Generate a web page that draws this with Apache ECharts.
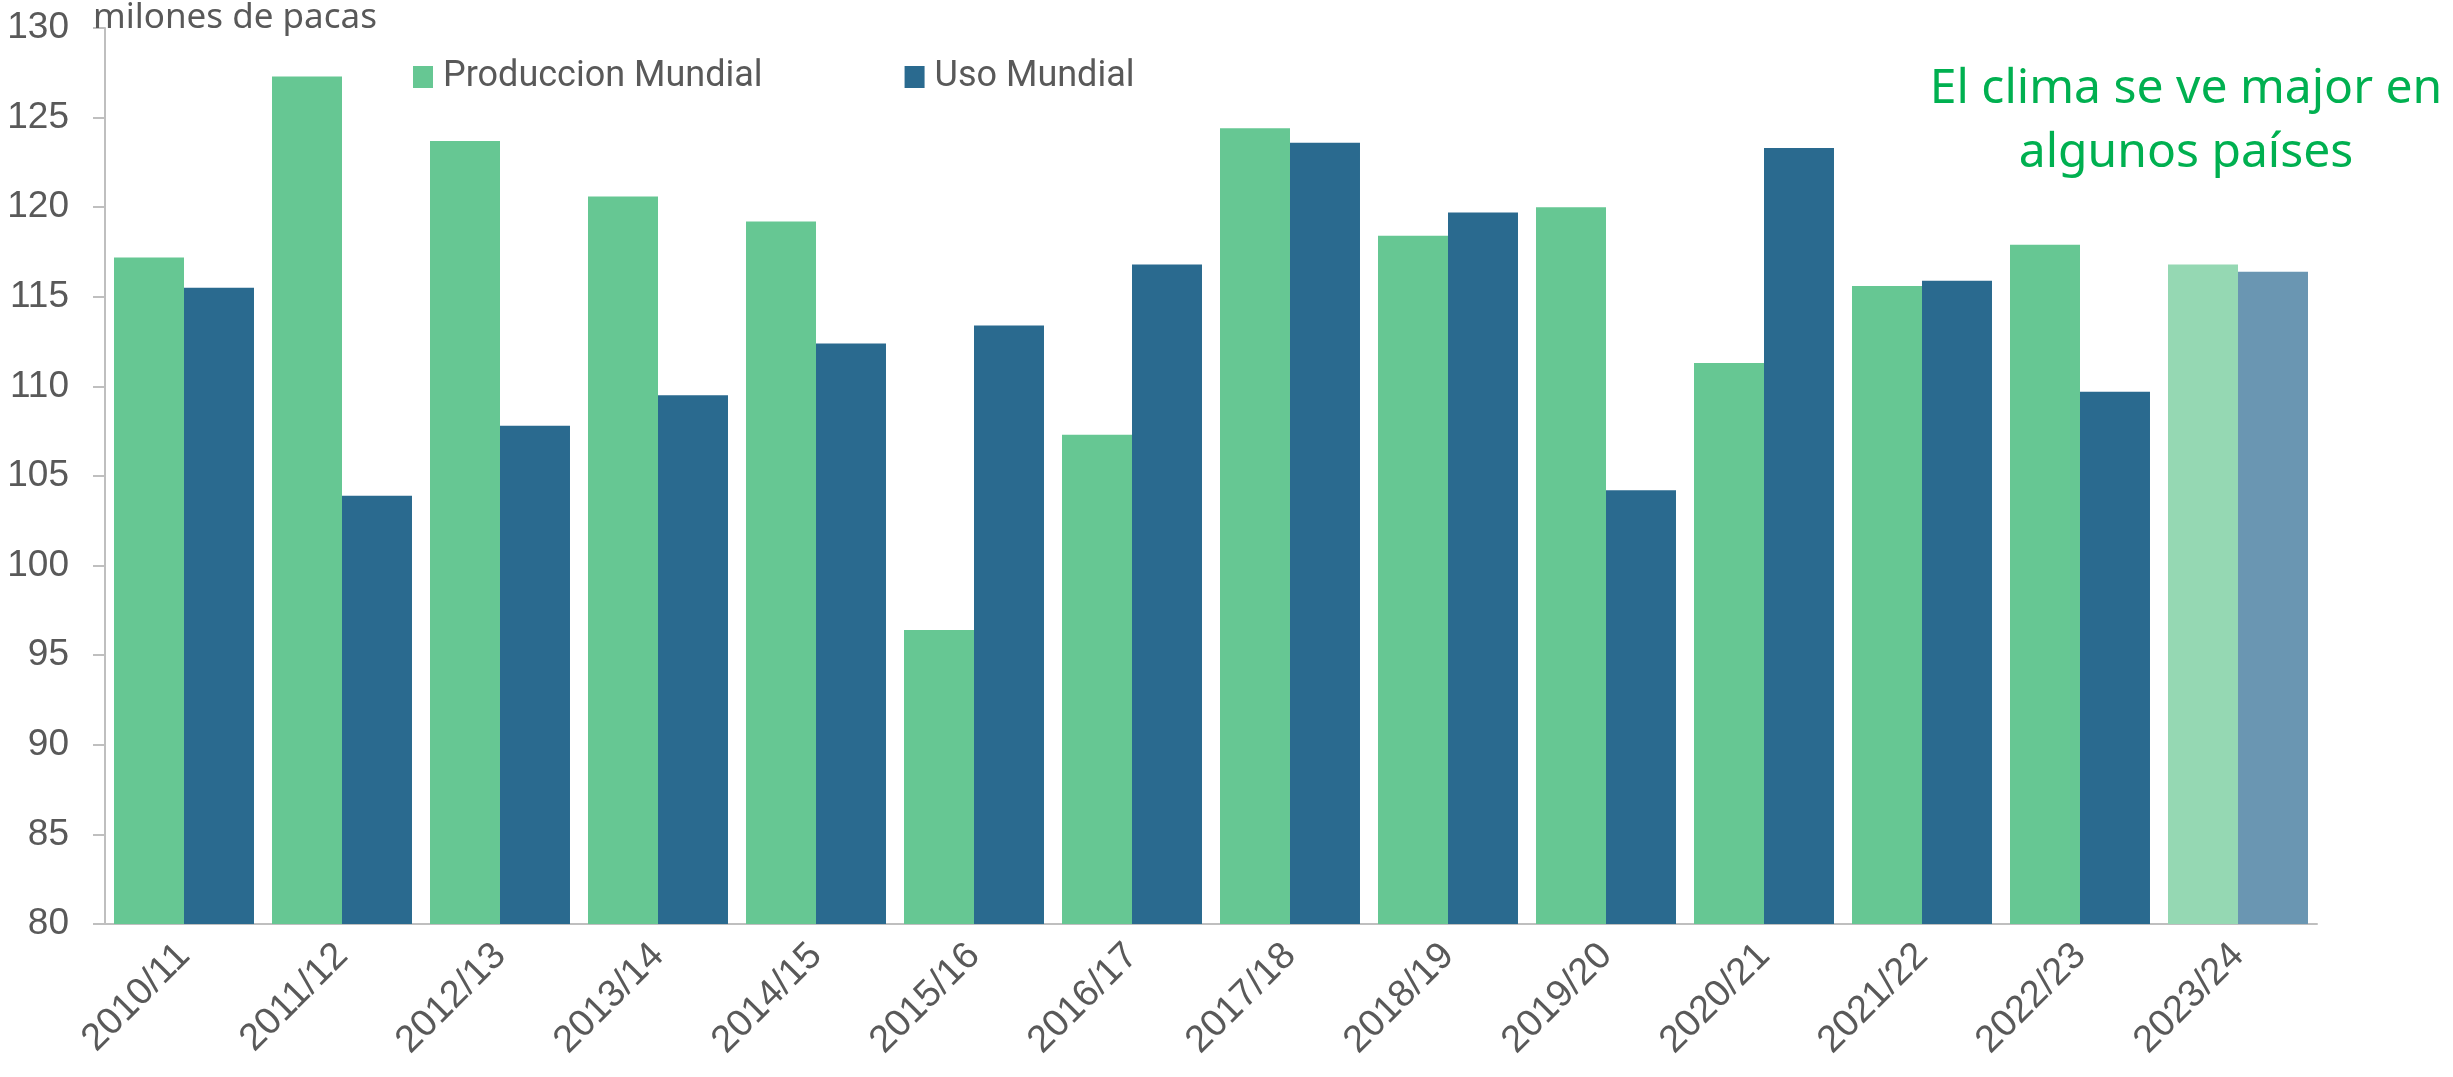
<!DOCTYPE html>
<html>
<head>
<meta charset="utf-8">
<title>Produccion y uso mundial</title>
<script src="https://cdn.jsdelivr.net/npm/echarts@6/dist/echarts.min.js"></script>
<style>
  html, body { margin: 0; padding: 0; background: #ffffff; }
  #chart { width: 2453px; height: 1077px; }
</style>
</head>
<body>
<div id="chart"></div>
<script>
// categorias (temporadas)
var categories = ["2010/11", "2011/12", "2012/13", "2013/14", "2014/15", "2015/16", "2016/17",
  "2017/18", "2018/19", "2019/20", "2020/21", "2021/22", "2022/23", "2023/24"];
// millones de pacas
var produccion = [117.2, 127.3, 123.7, 120.6, 119.2, 96.4, 107.3, 124.4, 118.4, 120.0, 111.3, 115.6, 117.9, 116.8];
var uso = [115.5, 103.9, 107.8, 109.5, 112.4, 113.4, 116.8, 123.6, 119.7, 104.2, 123.3, 115.9, 109.7, 116.4];

var verde = "#66c793";
var azul = "#2a6a8f";
var verdeClaro = "#95d8b3"; // ultima temporada (estimado)
var azulClaro = "#6a96b2";

var textColor = "#595959";
var axisColor = "#bfbfbf";

// la ultima barra va mas clara
function conUltimoClaro(values, color) {
  return values.map(function (v, i) {
    if (i === values.length - 1) {
      return { value: v, itemStyle: { color: color } };
    }
    return v;
  });
}

var chart = echarts.init(document.getElementById("chart"));
var option = {
  animation: false,
  title: {
    text: "milones de pacas",
    left: 88,
    top: -4,
    textStyle: {
      color: textColor,
      fontSize: 35,
      fontWeight: "normal",
      fontFamily: "Noto Sans"
    }
  },
  legend: {
    left: 408,
    top: 54,
    itemWidth: 20,
    itemHeight: 22,
    itemGap: 142,
    icon: "rect",
    textStyle: {
      color: textColor,
      fontSize: 36,
      fontFamily: "Roboto",
      padding: [0, 0, 0, 5]
    },
    data: ["Produccion Mundial", "Uso Mundial"]
  },
  graphic: [{
    type: "text",
    x: 2186,
    y: 57,
    style: {
      text: "El clima se ve major en\nalgunos países",
      align: "center",
      verticalAlign: "top",
      fill: "#00b050",
      fontSize: 48,
      lineHeight: 64,
      fontFamily: "Noto Sans"
    }
  }],
  grid: {
    left: 105,
    right: 136,
    top: 28,
    bottom: 153,
    containLabel: false
  },
  xAxis: {
    type: "category",
    data: categories,
    axisLine: { lineStyle: { color: axisColor, width: 2 } },
    axisTick: { length: 13, lineStyle: { color: axisColor, width: 2 } },
    axisLabel: {
      rotate: 45,
      margin: 26,
      interval: 0,
      color: textColor,
      fontSize: 38,
      fontFamily: "Liberation Sans"
    }
  },
  yAxis: {
    type: "value",
    min: 80,
    max: 130,
    interval: 5,
    splitLine: { show: false },
    axisLine: { show: true, lineStyle: { color: axisColor, width: 2 } },
    axisTick: { show: true, length: 12, lineStyle: { color: axisColor, width: 2 } },
    axisLabel: {
      margin: 36,
      color: textColor,
      fontSize: 37,
      fontFamily: "Liberation Sans"
    }
  },
  series: [
    {
      name: "Produccion Mundial",
      type: "bar",
      barGap: "0%",
      barCategoryGap: "11.4%",
      itemStyle: { color: verde },
      data: conUltimoClaro(produccion, verdeClaro)
    },
    {
      name: "Uso Mundial",
      type: "bar",
      barGap: "0%",
      barCategoryGap: "11.4%",
      itemStyle: { color: azul },
      data: conUltimoClaro(uso, azulClaro)
    }
  ]
};
chart.setOption(option);
</script>
</body>
</html>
═══
GIVEN TASK: Pictures excluded, quote all the data above exactly.

SOLUTION FOR THIS TASK:
Generate a web page that draws this with Apache ECharts.
<!DOCTYPE html>
<html>
<head>
<meta charset="utf-8">
<title>Produccion y uso mundial</title>
<script src="https://cdn.jsdelivr.net/npm/echarts@6/dist/echarts.min.js"></script>
<style>
  html, body { margin: 0; padding: 0; background: #ffffff; }
  #chart { width: 2453px; height: 1077px; }
</style>
</head>
<body>
<div id="chart"></div>
<script>
// categorias (temporadas)
var categories = ["2010/11", "2011/12", "2012/13", "2013/14", "2014/15", "2015/16", "2016/17",
  "2017/18", "2018/19", "2019/20", "2020/21", "2021/22", "2022/23", "2023/24"];
// millones de pacas
var produccion = [117.2, 127.3, 123.7, 120.6, 119.2, 96.4, 107.3, 124.4, 118.4, 120.0, 111.3, 115.6, 117.9, 116.8];
var uso = [115.5, 103.9, 107.8, 109.5, 112.4, 113.4, 116.8, 123.6, 119.7, 104.2, 123.3, 115.9, 109.7, 116.4];

var verde = "#66c793";
var azul = "#2a6a8f";
var verdeClaro = "#95d8b3"; // ultima temporada (estimado)
var azulClaro = "#6a96b2";

var textColor = "#595959";
var axisColor = "#bfbfbf";

// la ultima barra va mas clara
function conUltimoClaro(values, color) {
  return values.map(function (v, i) {
    if (i === values.length - 1) {
      return { value: v, itemStyle: { color: color } };
    }
    return v;
  });
}

var chart = echarts.init(document.getElementById("chart"));
var option = {
  animation: false,
  title: {
    text: "milones de pacas",
    left: 88,
    top: -4,
    textStyle: {
      color: textColor,
      fontSize: 35,
      fontWeight: "normal",
      fontFamily: "Noto Sans"
    }
  },
  legend: {
    left: 408,
    top: 54,
    itemWidth: 20,
    itemHeight: 22,
    itemGap: 142,
    icon: "rect",
    textStyle: {
      color: textColor,
      fontSize: 36,
      fontFamily: "Roboto",
      padding: [0, 0, 0, 5]
    },
    data: ["Produccion Mundial", "Uso Mundial"]
  },
  graphic: [{
    type: "text",
    x: 2186,
    y: 57,
    style: {
      text: "El clima se ve major en\nalgunos países",
      align: "center",
      verticalAlign: "top",
      fill: "#00b050",
      fontSize: 48,
      lineHeight: 64,
      fontFamily: "Noto Sans"
    }
  }],
  grid: {
    left: 105,
    right: 136,
    top: 28,
    bottom: 153,
    containLabel: false
  },
  xAxis: {
    type: "category",
    data: categories,
    axisLine: { lineStyle: { color: axisColor, width: 2 } },
    axisTick: { length: 13, lineStyle: { color: axisColor, width: 2 } },
    axisLabel: {
      rotate: 45,
      margin: 26,
      interval: 0,
      color: textColor,
      fontSize: 38,
      fontFamily: "Liberation Sans"
    }
  },
  yAxis: {
    type: "value",
    min: 80,
    max: 130,
    interval: 5,
    splitLine: { show: false },
    axisLine: { show: true, lineStyle: { color: axisColor, width: 2 } },
    axisTick: { show: true, length: 12, lineStyle: { color: axisColor, width: 2 } },
    axisLabel: {
      margin: 36,
      color: textColor,
      fontSize: 37,
      fontFamily: "Liberation Sans"
    }
  },
  series: [
    {
      name: "Produccion Mundial",
      type: "bar",
      barGap: "0%",
      barCategoryGap: "11.4%",
      itemStyle: { color: verde },
      data: conUltimoClaro(produccion, verdeClaro)
    },
    {
      name: "Uso Mundial",
      type: "bar",
      barGap: "0%",
      barCategoryGap: "11.4%",
      itemStyle: { color: azul },
      data: conUltimoClaro(uso, azulClaro)
    }
  ]
};
chart.setOption(option);
</script>
</body>
</html>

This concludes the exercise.